=== Material shown ===
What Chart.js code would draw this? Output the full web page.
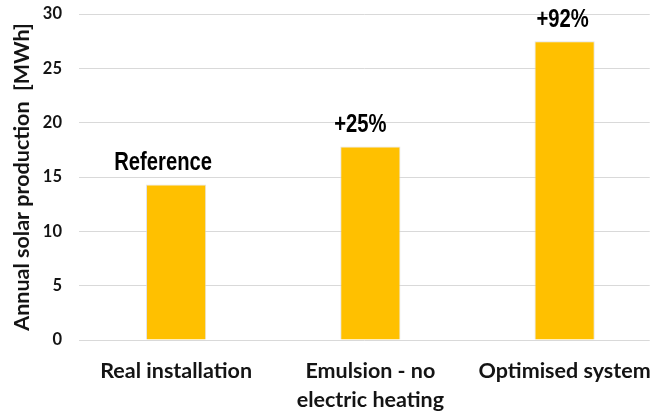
<!DOCTYPE html>
<html>
<head>
<meta charset="utf-8">
<script src="https://cdn.jsdelivr.net/npm/chart.js@4.4.0/dist/chart.umd.min.js"></script>
<style>
  html, body { margin: 0; padding: 0; background: #ffffff; }
  #wrap { width: 658px; height: 412px; position: relative; }
</style>
</head>
<body>
<div id="wrap"><canvas id="c" width="658" height="412"></canvas></div>
<script>
// Annual solar production per system configuration
const categories = ['Real installation', ['Emulsion - no', 'electric heating'], 'Optimised system'];
const production = [14.3, 17.8, 27.5];          // MWh
const barNotes = ['Reference', '+25%', '+92%'];
const yTicks = [0, 5, 10, 15, 20, 25, 30];

const textColor = '#141414';
const labelFont = 'Lato, "Open Sans", "DejaVu Sans", sans-serif';

// Draws the note text above each bar (condensed bold face)
const barNotesPlugin = {
  id: 'barNotes',
  afterDatasetsDraw(chart, args, opts) {
    const ctx = chart.ctx;
    const meta = chart.getDatasetMeta(0);
    meta.data.forEach((bar, i) => {
      const dx = opts.dx[i] || 0;
      ctx.save();
      ctx.translate(bar.x + dx, bar.y - opts.gap);
      ctx.scale(opts.condense, 1);
      ctx.fillStyle = opts.color;
      ctx.font = opts.font;
      ctx.textAlign = 'center';
      ctx.textBaseline = 'middle';
      ctx.fillText(barNotes[i], 0, 0);
      ctx.restore();
    });
  }
};

// Lets the category band run a little past the right edge of the gridlines
const widenCategories = {
  id: 'widenCategories',
  afterLayout(chart, args, opts) {
    const x = chart.scales.x;
    x.right += opts.extra;
    x.width += opts.extra;
    x.configure();
  }
};

new Chart(document.getElementById('c'), {
  type: 'bar',
  data: {
    labels: categories,
    datasets: [{
      data: production,
      backgroundColor: '#FFC000',
      borderColor: 'rgba(215,215,215,0.7)',
      borderWidth: 1,
      barPercentage: 0.31,
      categoryPercentage: 1.0
    }]
  },
  options: {
    responsive: false,
    animation: false,
    devicePixelRatio: 1,
    layout: { padding: { left: 0, right: 2, top: 14, bottom: 0 }, autoPadding: false },
    plugins: {
      legend: { display: false },
      tooltip: { enabled: false },
      widenCategories: { extra: 12 },
      barNotes: {
        font: 'bold 25px "Liberation Sans", Arial, sans-serif',
        condense: 0.81,
        color: '#000000',
        gap: 21,
        dx: [-13, -10, -2]
      }
    },
    scales: {
      x: {
        grid: { display: false, drawTicks: false },
        border: { display: false },
        afterFit(axis) { axis.height = 72; axis.paddingTop = 0; axis.paddingBottom = 0; },
        ticks: {
          color: textColor,
          font: { family: labelFont, size: 21.5, weight: 'bold', lineHeight: 1.35 },
          padding: 17,
          maxRotation: 0,
          autoSkip: false
        }
      },
      y: {
        min: 0,
        max: 30,
        afterBuildTicks(axis) { axis.ticks = yTicks.map(v => ({ value: v })); },
        afterFit(axis) { axis.width = 79; axis.paddingTop = 0; axis.paddingBottom = 0; },
        grid: { color: '#d9d9d9', lineWidth: 1, drawTicks: false },
        border: { display: false },
        ticks: {
          color: textColor,
          font: { family: labelFont, size: 16.5, weight: 'bold' },
          padding: 17
        },
        title: {
          display: true,
          text: 'Annual solar production  [MWh]',
          color: textColor,
          font: { family: labelFont, size: 21.5, weight: 'bold' },
          padding: { top: 9, bottom: 0 }
        }
      }
    }
  },
  plugins: [widenCategories, barNotesPlugin]
});
</script>
</body>
</html>
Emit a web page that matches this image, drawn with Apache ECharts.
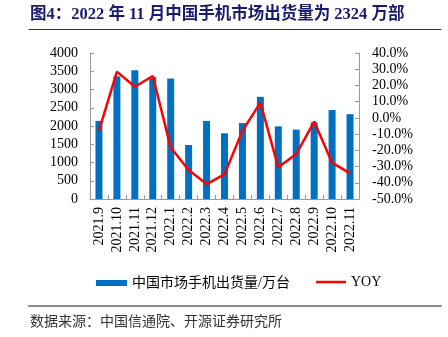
<!DOCTYPE html>
<html><head><meta charset="utf-8">
<script src="https://cdn.jsdelivr.net/npm/echarts@6/dist/echarts.min.js"></script>
<style>html,body{margin:0;padding:0;background:#fff}#c{width:448px;height:337px}</style>
</head><body><div id="c"></div>
<script>
var categories = ['2021.9','2021.10','2021.11','2021.12','2022.1','2022.2','2022.3','2022.4','2022.5','2022.6','2022.7','2022.8','2022.9','2022.10','2022.11'];
var shipments = [2140, 3360, 3530, 3340, 3300, 1480, 2140, 1800, 2080, 2800, 1990, 1900, 2100, 2440, 2324];
var yoy = [-7.8, 28.5, 19.2, 25.8, -18.2, -32.1, -40.8, -34.8, -8.0, 9.4, -30.5, -22.3, -2.3, -27.6, -34.2];
var barName = '中国市场手机出货量/万台';
var lineName = 'YOY';
var titleText = '图4：2022 年 11 月中国手机市场出货量为 2324 万部';
var sourceText = '数据来源：中国信通院、开源证券研究所';

var serif = '"Liberation Serif", "Times New Roman", serif';
var cjk = '"Liberation Serif", "Noto Sans CJK SC", serif';
function ruleAxis(gridIndex, color, width) {
  return {type: 'value', gridIndex: gridIndex, min: 0, max: 1, position: 'bottom',
    axisLine: {show: true, lineStyle: {color: color, width: width}},
    axisTick: {show: false}, axisLabel: {show: false}, splitLine: {show: false}};
}
function hiddenY(gridIndex) {
  return {type: 'value', gridIndex: gridIndex, show: false, min: 0, max: 1};
}
var chart = echarts.init(document.getElementById('c'), null, {renderer: 'canvas'});
chart.setOption({
  animation: false,
  backgroundColor: '#fff',
  grid: [
    {left: 90, right: 89, top: 53, bottom: 138, containLabel: false, outerBoundsMode: 'none'},
    {left: 29, right: 7, top: 28.5, height: 1, containLabel: false, outerBoundsMode: 'none'},
    {left: 29, right: 7, top: 304.5, height: 1, containLabel: false, outerBoundsMode: 'none'}
  ],
  title: [
    {text: titleText, left: 30, top: 6, padding: 0,
     textStyle: {fontFamily: cjk, fontSize: 16.5, fontWeight: 'bold', color: '#1a1a6e'}},
    {text: sourceText, left: 30, top: 314, padding: 0,
     textStyle: {fontFamily: '"Noto Sans CJK SC", sans-serif', fontSize: 14, fontWeight: 'normal', color: '#333'}}
  ],
  legend: [
    {left: 91, top: 271, itemWidth: 31, itemHeight: 6, itemGap: 10, data: [{name: barName, icon: 'rect'}],
     textStyle: {fontFamily: cjk, fontSize: 14, color: '#000'}},
    {left: 311, top: 270, itemWidth: 30, itemHeight: 2.5, data: [{name: lineName, icon: 'rect'}],
     textStyle: {fontFamily: serif, fontSize: 14, color: '#000'}}
  ],
  xAxis: [
    {type: 'category', data: categories, gridIndex: 0,
     axisLine: {lineStyle: {color: '#999', width: 1}},
     axisTick: {show: true, inside: true, length: 4, lineStyle: {color: '#999'}},
     axisLabel: {rotate: 90, margin: 8, fontFamily: serif, fontSize: 14, color: '#000', interval: 0}},
    ruleAxis(1, '#333333', 1),
    ruleAxis(2, '#8a8a8a', 2)
  ],
  yAxis: [
    {type: 'value', gridIndex: 0, min: 0, max: 4000, interval: 500,
     axisLine: {show: true, lineStyle: {color: '#999'}},
     axisTick: {show: true, inside: true, length: 4, lineStyle: {color: '#999'}},
     splitLine: {show: false},
     axisLabel: {margin: 12, fontFamily: serif, fontSize: 14, color: '#000',
       formatter: function (v) { return String(v); }}},
    {type: 'value', gridIndex: 0, min: -50, max: 40, interval: 10, position: 'right',
     axisLine: {show: true, lineStyle: {color: '#999'}},
     axisTick: {show: true, inside: true, length: 4, lineStyle: {color: '#999'}},
     splitLine: {show: false},
     axisLabel: {margin: 13, fontFamily: serif, fontSize: 14, color: '#000',
       formatter: function (v) { return v.toFixed(1) + '%'; }}},
    hiddenY(1),
    hiddenY(2)
  ],
  series: [
    {name: barName, type: 'bar', xAxisIndex: 0, yAxisIndex: 0, data: shipments, barWidth: 7, itemStyle: {color: '#0070C0'}},
    {name: lineName, type: 'line', xAxisIndex: 0, yAxisIndex: 1, data: yoy, showSymbol: false, symbol: 'none',
     lineStyle: {color: '#FF0000', width: 2.5}, itemStyle: {color: '#FF0000'}}
  ]
});
</script></body></html>
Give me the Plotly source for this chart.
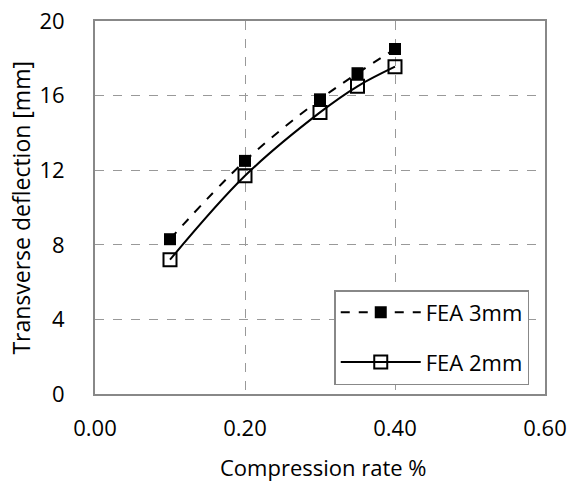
===
Task directions. Write out again, exactly, the lines from the start of the listing up to the line containing "const yTicks = [0, 5, 10, 15, 20, 25, 30];", with both ends and without pictures.

Response for this exercise.
What Chart.js code would draw this? Output the full web page.
<!DOCTYPE html>
<html>
<head>
<meta charset="utf-8">
<script src="https://cdn.jsdelivr.net/npm/chart.js@4.4.0/dist/chart.umd.min.js"></script>
<style>
  html, body { margin: 0; padding: 0; background: #ffffff; }
  #wrap { width: 658px; height: 412px; position: relative; }
</style>
</head>
<body>
<div id="wrap"><canvas id="c" width="658" height="412"></canvas></div>
<script>
// Annual solar production per system configuration
const categories = ['Real installation', ['Emulsion - no', 'electric heating'], 'Optimised system'];
const production = [14.3, 17.8, 27.5];          // MWh
const barNotes = ['Reference', '+25%', '+92%'];
const yTicks = [0, 5, 10, 15, 20, 25, 30];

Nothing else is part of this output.